Retype the lines beneath this one, from the first through the line containing "import plotly.graph_objects as go". Pictures are left out.
----- DATA SEGMENT
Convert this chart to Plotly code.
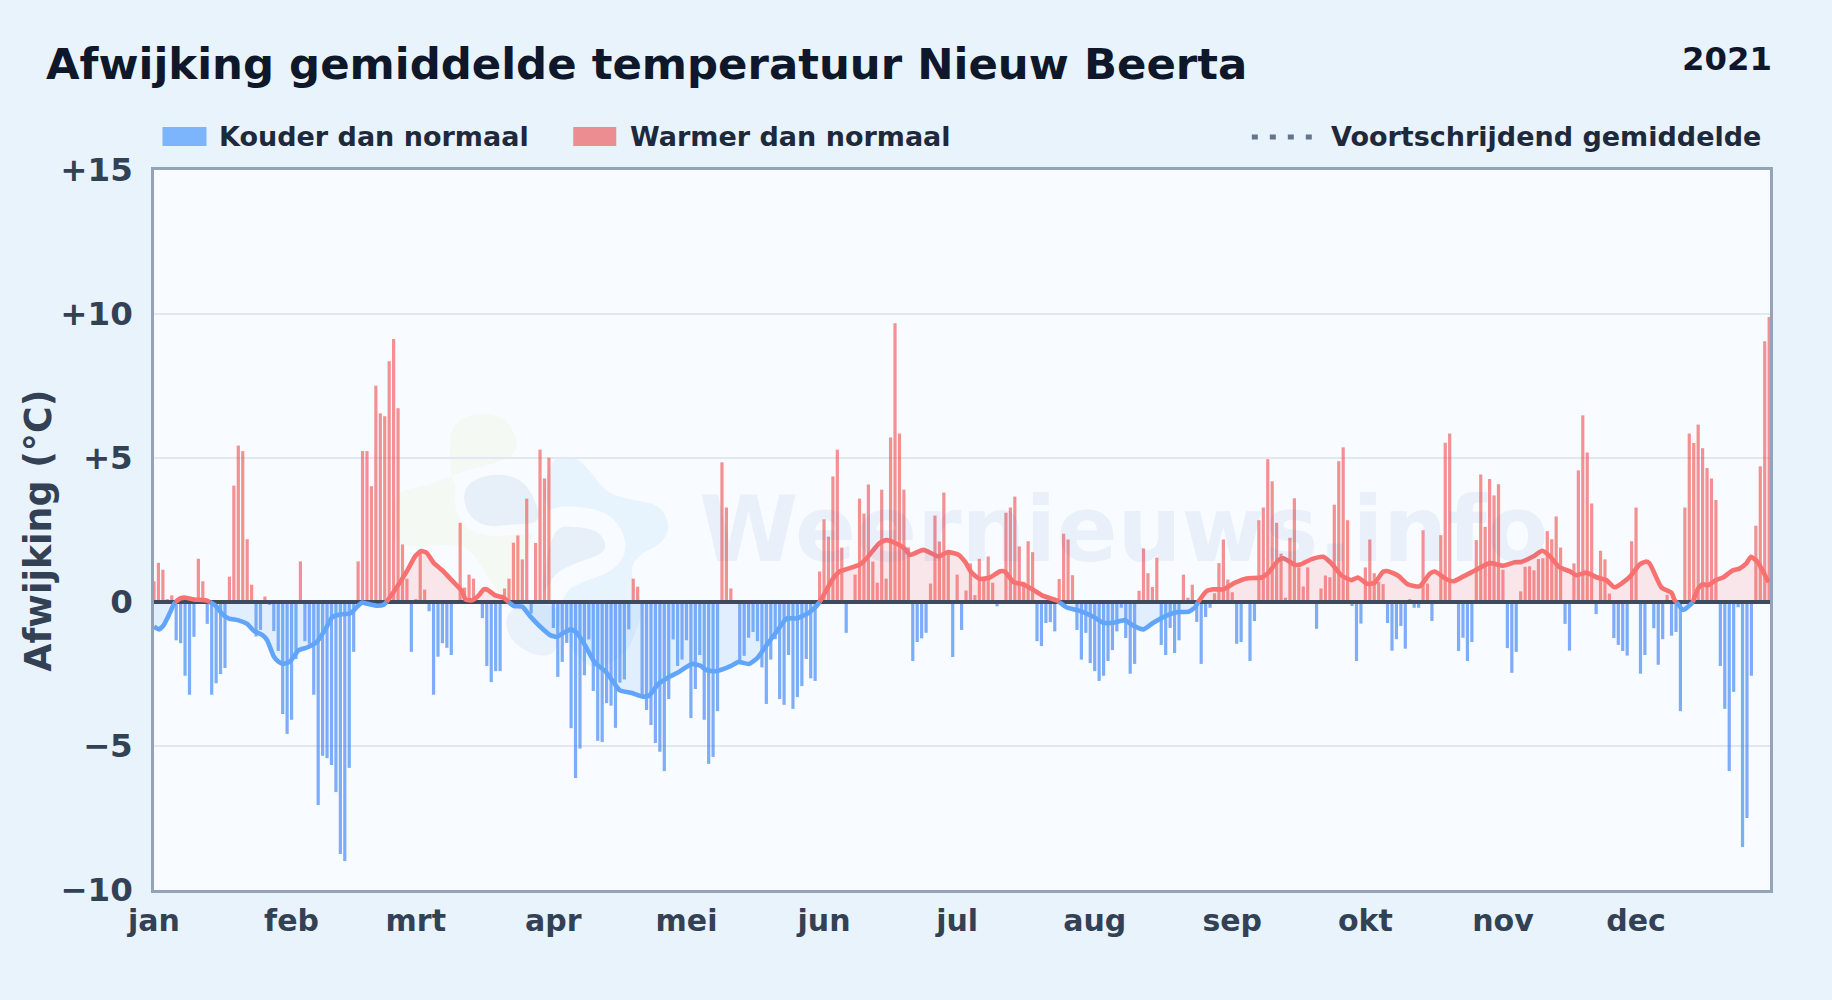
import plotly.graph_objects as go

# ---------- data ----------
deviations = [
 .72,1.36,1.12,.1,.23,-1.33,-1.43,-2.56,-3.22,-1.21,
 1.5,.72,-.76,-3.22,-2.82,-2.5,-2.29,.88,4.04,5.43,
 5.24,2.18,.6,-1.2,-.97,.19,-.1,-1.01,-1.7,-3.89,
 -4.58,-4.09,-1.98,1.41,-1.36,-1.45,-3.22,-7.05,-5.34,-5.42,
 -5.66,-6.6,-8.75,-8.99,-5.76,-1.73,1.41,5.24,5.24,4.02,
 7.51,6.55,6.45,8.36,9.13,6.73,2.0,.81,-1.73,.1,
 1.7,.43,-.32,-3.22,-1.9,-1.43,-1.59,-1.84,0,2.75,
 .5,.95,.81,0,-.56,-2.22,-2.78,-2.4,-2.4,.47,
 .81,2.06,2.31,1.48,3.59,-.4,2.05,5.29,4.29,5.01,
 -.9,-2.6,-2.08,-1.42,-4.38,-6.11,-5.09,-2.54,-1.3,-3.09,
 -4.82,-4.86,-3.51,-3.6,-4.37,-2.8,-2.69,-.95,.81,.53,
 -3.27,-3.75,-4.27,-4.9,-5.2,-5.87,-3.37,-1.3,-2.22,-2.0,
 -1.33,-4.03,-3.02,-1.84,-4.09,-5.62,-5.38,-3.79,4.85,3.28,
 .47,0,-2.02,-1.87,-1.24,-1.04,-1.36,-2.27,-3.54,-2.0,
 -1.29,-3.37,-3.57,-1.84,-3.71,-3.3,-2.92,-1.98,-2.65,-2.74,
 1.06,2.87,2.27,4.36,5.29,1.89,-1.07,0,.95,3.59,
 3.07,4.08,1.4,.67,3.9,.81,5.71,9.68,5.85,3.9,
 1.89,-2.05,-1.39,-1.26,-1.07,.64,3.0,2.1,3.8,1.75,
 -1.91,.95,-.97,.4,1.34,.24,1.5,.75,1.58,.67,
 -.15,0,3.1,3.28,3.66,1.93,.7,2.11,1.73,-1.36,
 -1.53,-.73,-.7,-1.02,.8,2.37,2.17,.93,-.97,-2.0,
 -1.07,-2.12,-2.4,-2.74,-2.56,-2.05,-1.67,-1.02,-.2,-1.25,
 -2.49,-2.15,.39,1.86,1.0,.52,1.54,-1.49,-1.84,-.9,
 -1.77,-1.33,.95,.15,.6,-.69,-2.15,-.52,-.2,.3,
 1.35,2.17,.78,.34,-1.45,-1.39,0,-2.05,-.66,2.84,
 3.28,4.96,4.19,2.75,1.68,.15,2.23,3.6,1.2,.54,
 1.2,0,-.93,.47,.92,.86,3.38,4.89,5.37,2.84,
 -.14,-2.05,-.75,1.2,2.17,1.0,.7,.62,-.73,-1.69,
 -1.29,-.83,-1.62,.1,-.2,-.2,2.49,.64,-.66,0,
 2.32,5.53,5.85,0,-1.7,-1.24,-2.05,-1.39,2.15,4.43,
 2.61,4.27,3.7,4.09,1.12,-1.6,-2.46,-1.73,.37,1.22,
 1.24,1.1,1.49,1.52,2.46,2.18,2.97,1.89,-.76,-1.69,
 1.34,4.57,6.48,5.19,3.42,-.42,1.78,1.48,.29,-1.25,
 -1.49,-1.7,-1.86,2.11,3.28,-2.49,-1.84,0,-.91,-2.18,
 -1.29,.25,-1.17,-1.04,-3.79,3.28,5.85,5.52,6.16,5.34,
 4.65,4.29,3.54,-2.22,-3.71,-5.87,-3.12,-.18,-8.51,-7.5,
 -2.56,2.65,4.71,9.05,9.9,
]
day_index = list(range(len(deviations)))

ma_days = [
 0,1.1,2.2,3.3,4.3,4.8,6,7.1,9,11.6,12.6,13.9,15.4,16.9,18.9,21,22.5,24.4,25.5,27,28.1,29.2,
 30.7,32.6,34.5,36.7,38.6,40.1,41.6,44.3,45.8,46.9,47.6,48.8,50.3,51.8,52.4,54.4,57,58.9,60.2,
 61.5,63,64.9,67.2,69.4,70.2,71.7,73.2,74.3,75.2,76.9,78.8,79.9,81.1,83,84.8,87,89.3,90.8,92.3,
 94,95.3,97.2,99.4,101.7,103.2,105,107.7,110,111.5,113.7,116,118.2,121.2,123.1,124.6,126.8,
 129.9,131.7,134,135.9,138.1,140.4,142.6,144.9,147.5,149,150,151.2,152.8,154.6,156.1,159.1,
 160.6,163.6,165.1,166.6,168.9,170.4,173.4,176.8,178.8,181.3,182.8,184.3,186.1,188.4,190.7,
 191.8,193.7,195.9,198.2,200.4,203.4,204,205.7,208.3,211.7,213.9,216.2,218.8,220.7,223,225.2,
 228.2,230.8,233.1,234.6,235.3,237.2,238.7,241,243.6,246.2,249.6,251.1,253.4,254.5,257.1,258.3,
 260.9,263.5,265.4,267.6,269.9,271.3,273.5,275.1,277,278.1,280.4,282.6,285.2,287.5,288.6,291.2,
 292.8,295,298,301,304,306.7,308.1,310.8,312.9,314.5,316.8,319,320.6,322.8,325.1,327.3,329.2,
 332.5,334.8,336.1,337,339.7,342,342.7,343.1,344.6,346.5,346.8,348,349,350.2,352,353.6,355.8,
 357.3,358.8,359.9,361.4,362.9,363.9,
]
ma_values = [
 -.86,-.95,-.8,-.47,-.13,0,.13,.15,.09,.06,0,-.13,-.42,-.58,-.63,-.76,-1.0,-1.14,-1.33,-1.89,-2.08,-2.15,
 -2.06,-1.67,-1.58,-1.39,-.95,-.54,-.44,-.39,-.16,-.02,-.04,-.09,-.13,-.09,0,.44,1.07,1.6,1.77,
 1.7,1.36,1.11,.74,.38,.09,.06,.23,.44,.42,.23,.15,0,-.14,-.16,-.5,-.85,-1.15,-1.21,-1.07,
 -.95,-1.07,-1.52,-2.12,-2.4,-2.71,-3.07,-3.16,-3.28,-3.26,-2.84,-2.61,-2.44,-2.15,-2.21,-2.37,-2.4,
 -2.23,-2.08,-2.15,-1.96,-1.49,-1.01,-.57,-.57,-.38,-.19,0,.32,.76,1.07,1.14,1.3,
 1.52,2.06,2.15,2.08,1.89,1.64,1.81,1.58,1.73,1.64,1.39,1.01,.8,.85,1.07,
 1.05,.69,.61,.42,.21,.06,0,-.19,-.29,-.51,-.72,-.72,-.63,-.82,-.95,-.72,
 -.47,-.35,-.34,-.19,0,.38,.44,.44,.67,.82,.85,1.01,1.45,1.52,1.29,1.3,
 1.49,1.57,1.33,.92,.76,.85,.63,.67,1.05,1.07,.91,.61,.54,.98,1.06,.8,
 .72,.88,1.12,1.35,1.26,1.38,1.39,1.58,1.78,1.6,1.2,1.07,.93,1.02,.86,.76,.51,
 .86,1.3,1.4,1.35,.51,.32,.06,0,-.28,-.06,0,.47,.62,.58,.76,.85,1.1,
 1.16,1.33,1.57,1.39,.98,.69,
]
month_days = [0,31,59,90,120,151,181,212,243,273,304,334]
month_labels = ["jan","feb","mrt","apr","mei","jun","jul","aug","sep","okt","nov","dec"]
y_ticks = [-10,-5,0,5,10,15]
y_labels = ["−10","−5","0","+5","+10","+15"]

# ---------- layout constants ----------
W, H = 1832, 1000
L, R, T, B = 153.5, 1770.5, 170, 889.8
FONT = "DejaVu Sans"
PAGE = "#e8f3fc"
PLOT = "#f8fbff"
PX_PER_DAY = 4.44

def px(x): return (x - L) / (R - L)
def py(y): return (B - y) / (B - T)

def blob(points):
    """Closed smooth path through pixel points, in paper coordinates."""
    pts = [(px(a), py(b)) for a, b in points]
    n = len(pts)
    mids = [((pts[i][0]+pts[(i+1)%n][0])/2, (pts[i][1]+pts[(i+1)%n][1])/2) for i in range(n)]
    d = f"M {mids[-1][0]},{mids[-1][1]} "
    for i in range(n):
        d += f"Q {pts[i][0]},{pts[i][1]} {mids[i][0]},{mids[i][1]} "
    return d + "Z"

def zm(points):
    return [(380 + a/3, 390 + b/3) for a, b in points]

green = zm([(205,130),(240,85),(310,68),(380,85),(412,150),(405,195),(340,222),(260,240),(190,265),
            (130,290),(50,302),(30,380),(50,475),(200,462),(270,470),(320,560),(370,630),(440,632),
            (530,630),(555,520),(510,440),(440,420),(300,380),(215,300)])
light = zm([(505,200),(590,200),(635,250),(680,310),(760,330),(840,345),(872,410),(840,465),(780,490),
            (745,540),(790,650),(770,720),(740,790),(640,850),(560,760),(510,640),(480,400)])
blob_a = zm([(245,310),(280,265),(360,250),(430,270),(470,340),(480,400),(400,402),(320,412),(265,380)])
blob_b = zm([(510,380),(600,378),(680,400),(714,470),(680,520),(600,545),(540,575),(510,640),(450,640),(470,480)])
blob_c = zm([(385,660),(450,640),(540,650),(530,720),(530,790),(470,800),(400,760),(375,710)])

shapes = []
def add_blob(points, fill, halo=None):
    shapes.append(dict(type="path", path=blob(points), xref="paper", yref="paper", fillcolor=fill,
                       line=dict(color=halo or "rgba(0,0,0,0)", width=20 if halo else 0), layer="below"))
add_blob(green, "#f4faf3")
add_blob(light, "#e8f4fd")
add_blob(blob_a, "#e7f0f9", halo=PLOT)
add_blob(blob_b, "#e7f0f9", halo=PLOT)
add_blob(blob_a, "#e7f0f9")
add_blob(blob_c, "#e9f1fa")

# legend swatches and dots, above the plot
shapes += [
    dict(type="rect", xref="paper", yref="paper", x0=px(162), x1=px(206), y0=py(146), y1=py(127),
         fillcolor="rgba(96,165,250,.8)", line=dict(width=0)),
    dict(type="rect", xref="paper", yref="paper", x0=px(573), x1=px(616), y0=py(146), y1=py(127),
         fillcolor="rgba(239,68,68,.58)", line=dict(width=0)),
    dict(type="line", xref="paper", yref="paper", x0=px(1252), x1=px(1312), y0=py(137), y1=py(137),
         line=dict(color="#64748b", width=5, dash="6px,12px")),
]

def text(x, y, s, size, color, xanchor="left", angle=0):
    return dict(xref="paper", yref="paper", x=px(x), y=py(y), text=s, showarrow=False, textangle=angle,
                xanchor=xanchor, yanchor="middle", font=dict(family=FONT, size=size, color=color, weight="bold"))

annotations = [
    text(1124, 529, "Weernieuws.info", 90, "rgba(50,110,190,.075)", xanchor="center"),
    text(43.5, 64, "Afwijking gemiddelde temperatuur Nieuw Beerta", 43.4, "#0f172a"),
    text(1774.5, 59, "2021", 32.3, "#0f172a", xanchor="right"),
    text(216.7, 137, "Kouder dan normaal", 27, "#1e293b"),
    text(627.7, 137, "Warmer dan normaal", 27, "#1e293b"),
    text(1329, 137, "Voortschrijdend gemiddelde", 27, "#1e293b"),
    text(38, 531, "Afwijking (°C)", 36.4, "#334155", xanchor="center", angle=-90),
]

# ---------- traces ----------
pos = [v if v > 0 else None for v in deviations]
neg = [v if v < 0 else None for v in deviations]
ma_red = [v if v >= 0 else None for v in ma_values]
ma_blue = [v if v <= 0 else None for v in ma_values]
x_end = (R - L) / PX_PER_DAY

fig = go.Figure()
fig.add_bar(x=day_index, y=neg, width=0.72, marker=dict(color="rgba(59,130,246,.65)", line_width=0))
fig.add_bar(x=day_index, y=pos, width=0.72, marker=dict(color="rgba(239,68,68,.58)", line_width=0))
fig.add_scatter(x=ma_days, y=ma_blue, mode="none", fill="tozeroy", fillcolor="rgba(96,165,250,.15)", connectgaps=False)
fig.add_scatter(x=ma_days, y=ma_red, mode="none", fill="tozeroy", fillcolor="rgba(248,113,113,.15)", connectgaps=False)
fig.add_scatter(x=[0, x_end], y=[0, 0], mode="lines", line=dict(color="#3f4a5c", width=4))
fig.add_scatter(x=ma_days, y=ma_blue, mode="lines", line=dict(color="#60a5fa", width=4.6, shape="spline", smoothing=0.5), connectgaps=False)
fig.add_scatter(x=ma_days, y=ma_red, mode="lines", line=dict(color="#f87171", width=4.6, shape="spline", smoothing=0.5), connectgaps=False)

x_font = dict(family=FONT, size=30, color="#334155", weight="bold")
y_font = dict(family=FONT, size=32.5, color="#334155", weight="bold")
fig.update_layout(
    width=W, height=H, showlegend=False, barmode="overlay",
    paper_bgcolor=PAGE, plot_bgcolor=PLOT,
    margin=dict(l=L, r=W-R, t=T, b=H-B, pad=0),
    shapes=shapes, annotations=annotations,
    xaxis=dict(range=[0, x_end], tickmode="array", tickvals=month_days, ticktext=month_labels,
               showgrid=False, zeroline=False, showline=True, linecolor="#94a3b8", linewidth=2.5, mirror=True,
               ticks="outside", ticklen=2, tickcolor="rgba(0,0,0,0)", tickfont=x_font),
    yaxis=dict(range=[-10, 15], tickmode="array", tickvals=y_ticks, ticktext=y_labels,
               showgrid=True, gridcolor="#e2e8f0", gridwidth=2, zeroline=False,
               showline=True, linecolor="#94a3b8", linewidth=2.5, mirror=True,
               ticks="outside", ticklen=12, tickcolor="rgba(0,0,0,0)", tickfont=y_font),
)
fig.write_html("out.html", post_script="document.body.style.margin='0';document.documentElement.style.background='%s';" % PAGE,
               config={"displayModeBar": False})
----------
■ ANSWER BELOW ■
Convert this chart to Plotly code.
import plotly.graph_objects as go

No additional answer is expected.